# What is expected
Type out the data exactly as given. Skip any image.

# Data segment
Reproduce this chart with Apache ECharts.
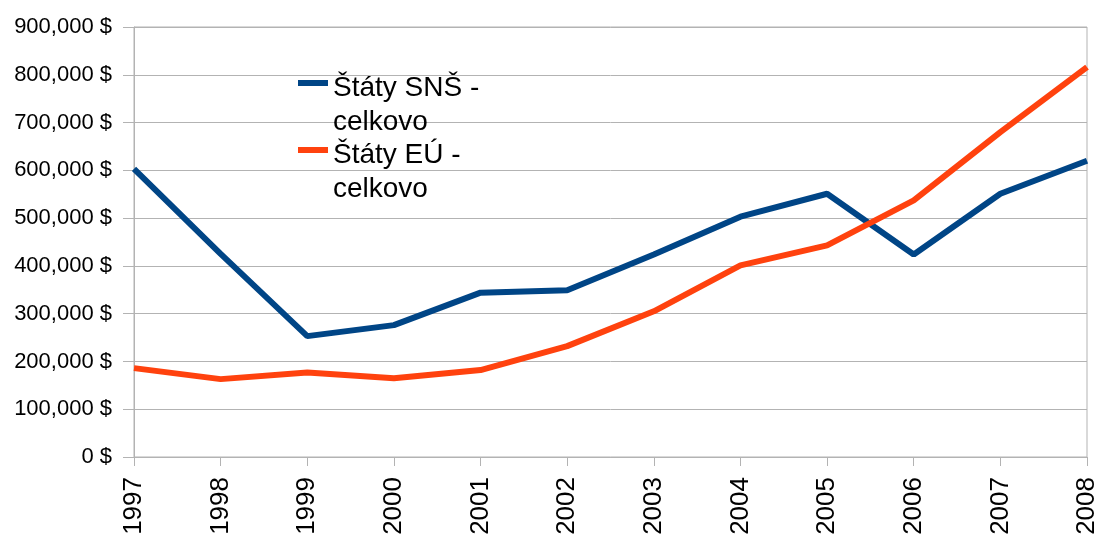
<!DOCTYPE html>
<html><head><meta charset="utf-8">
<script src="https://cdn.jsdelivr.net/npm/echarts@6/dist/echarts.min.js"></script>
<style>html,body{margin:0;padding:0;background:#fff}#c{width:1100px;height:537px}</style>
</head><body><div id="c"></div>
<script>
const years = ['1997','1998','1999','2000','2001','2002','2003','2004','2005','2006','2007','2008'];
const snsValues = [603000, 425000, 253000, 276000, 344000, 349000, 424000, 503000, 551000, 424000, 551000, 620000];
const euValues = [186000, 163000, 177000, 165000, 182000, 232000, 305000, 401000, 443000, 537000, 680000, 816000];
const seriesNames = ['Štáty SNŠ -\ncelkovo', 'Štáty EÚ -\ncelkovo'];
const chart = echarts.init(document.getElementById('c'));
const font = 'Liberation Sans, Arial, sans-serif';
chart.setOption({
  animation: false,
  grid: {left: 134, right: 13, top: 27, bottom: 80, show: true, borderColor: '#b3b3b3', borderWidth: 1, outerBoundsMode: 'none', containLabel: false},
  legend: {
    orient: 'vertical', left: 293, top: 66, itemWidth: 30, itemHeight: 50, itemGap: -1,
    icon: 'path://M0 0H30V6H0Z M0 50H0.01V50.01H0Z',
    textStyle: {fontFamily: font, fontSize: 28, color: '#000', lineHeight: 34},
    data: seriesNames
  },
  xAxis: {
    type: 'category', data: years, boundaryGap: false,
    axisLine: {lineStyle: {color: '#b3b3b3'}},
    axisTick: {show: true, length: 9, lineStyle: {color: '#b3b3b3'}, alignWithLabel: true},
    axisLabel: {rotate: 90, margin: 20, fontFamily: font, fontSize: 26, color: '#000', interval: 0},
    splitLine: {show: false}
  },
  yAxis: {
    type: 'value', min: 0, max: 900000, interval: 100000,
    axisLine: {show: true, lineStyle: {color: '#b3b3b3'}},
    axisTick: {show: true, length: 11, lineStyle: {color: '#b3b3b3'}},
    axisLabel: {margin: 22, fontFamily: font, fontSize: 22, color: '#000',
      formatter: v => v.toLocaleString('en-US') + ' $'},
    splitLine: {lineStyle: {color: '#b3b3b3'}}
  },
  series: [
    {name: seriesNames[0], type: 'line', data: snsValues, symbol: 'none', lineStyle: {width: 6, color: '#004586'}, itemStyle: {color: '#004586'}},
    {name: seriesNames[1], type: 'line', data: euValues, symbol: 'none', lineStyle: {width: 6, color: '#ff420e'}, itemStyle: {color: '#ff420e'}}
  ]
});
</script></body></html>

# Answer below
Reproduce this chart with Apache ECharts.
<!DOCTYPE html>
<html><head><meta charset="utf-8">
<script src="https://cdn.jsdelivr.net/npm/echarts@6/dist/echarts.min.js"></script>
<style>html,body{margin:0;padding:0;background:#fff}#c{width:1100px;height:537px}</style>
</head><body><div id="c"></div>
<script>
const years = ['1997','1998','1999','2000','2001','2002','2003','2004','2005','2006','2007','2008'];
const snsValues = [603000, 425000, 253000, 276000, 344000, 349000, 424000, 503000, 551000, 424000, 551000, 620000];
const euValues = [186000, 163000, 177000, 165000, 182000, 232000, 305000, 401000, 443000, 537000, 680000, 816000];
const seriesNames = ['Štáty SNŠ -\ncelkovo', 'Štáty EÚ -\ncelkovo'];
const chart = echarts.init(document.getElementById('c'));
const font = 'Liberation Sans, Arial, sans-serif';
chart.setOption({
  animation: false,
  grid: {left: 134, right: 13, top: 27, bottom: 80, show: true, borderColor: '#b3b3b3', borderWidth: 1, outerBoundsMode: 'none', containLabel: false},
  legend: {
    orient: 'vertical', left: 293, top: 66, itemWidth: 30, itemHeight: 50, itemGap: -1,
    icon: 'path://M0 0H30V6H0Z M0 50H0.01V50.01H0Z',
    textStyle: {fontFamily: font, fontSize: 28, color: '#000', lineHeight: 34},
    data: seriesNames
  },
  xAxis: {
    type: 'category', data: years, boundaryGap: false,
    axisLine: {lineStyle: {color: '#b3b3b3'}},
    axisTick: {show: true, length: 9, lineStyle: {color: '#b3b3b3'}, alignWithLabel: true},
    axisLabel: {rotate: 90, margin: 20, fontFamily: font, fontSize: 26, color: '#000', interval: 0},
    splitLine: {show: false}
  },
  yAxis: {
    type: 'value', min: 0, max: 900000, interval: 100000,
    axisLine: {show: true, lineStyle: {color: '#b3b3b3'}},
    axisTick: {show: true, length: 11, lineStyle: {color: '#b3b3b3'}},
    axisLabel: {margin: 22, fontFamily: font, fontSize: 22, color: '#000',
      formatter: v => v.toLocaleString('en-US') + ' $'},
    splitLine: {lineStyle: {color: '#b3b3b3'}}
  },
  series: [
    {name: seriesNames[0], type: 'line', data: snsValues, symbol: 'none', lineStyle: {width: 6, color: '#004586'}, itemStyle: {color: '#004586'}},
    {name: seriesNames[1], type: 'line', data: euValues, symbol: 'none', lineStyle: {width: 6, color: '#ff420e'}, itemStyle: {color: '#ff420e'}}
  ]
});
</script></body></html>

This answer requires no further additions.